Gabbert, Chad Henne and Mike Glennon would set an NFL record for errant passes. Luckily for the Bucs, Jacksonville’s secondary would drop a dozen potential interceptions. Luckily for the Jaguars, Schiano would have Revis playing defensive tackle.
Maurice Jones-Drew would rush 29 times for 37 yards and then fire his agent for not getting him out of Jacksonville five years ago.
Jacksonville’s mischievous mascot, Jaxson de Ville, would do something entertaining. Tampa Bay’s mascot is a guy in a Hazmat suit.
At least three Jacksonville drives would be kept alive by late-hit penalties on the Bucs.
Schiano would be unable to find the locker room at halftime.
If the Jaguars are ahead by 47 points on the final play and just wanted to take a knee, Schiano would order a bull rush because “we play till the final whistle.”
The Jaguars will never be ahead of anybody by 47 points.
After going through eight left guards this season, the Bucs would start Evan Longoria at that position.
Somewhere, Josh Freeman would be laughing.

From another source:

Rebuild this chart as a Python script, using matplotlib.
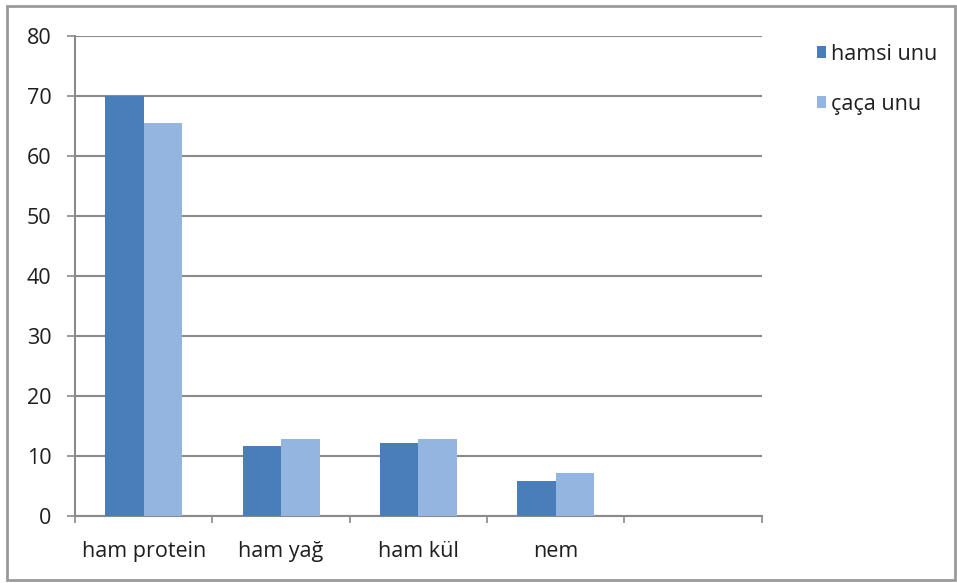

Midway through the fourth quarter, FOX’s high-def cameras would catch Schiano rolling ball bearings around in his fist and muttering something about “strawberries.”
Despite that, the thought of losing to Jacksonville would be too humiliating for All-Pro tackle Gerald McCoy to stand. He would sack Henne and force a fumble in the final minute. Revis would scoop it up. Jones-Drew would pull a hamstring trying to catch him. Revis would hurdle a Hazmat crew at the 10-yard line and roll into the end zone for the game’s only score.
“It’s a shame either team had to win,” the announcer would say.
Roger Goodell awards Schiano the game ball and a straitjacket. He then declares that if winless teams ever meet again, it will be near a dam. Fans will be allowed to bring their own dynamite.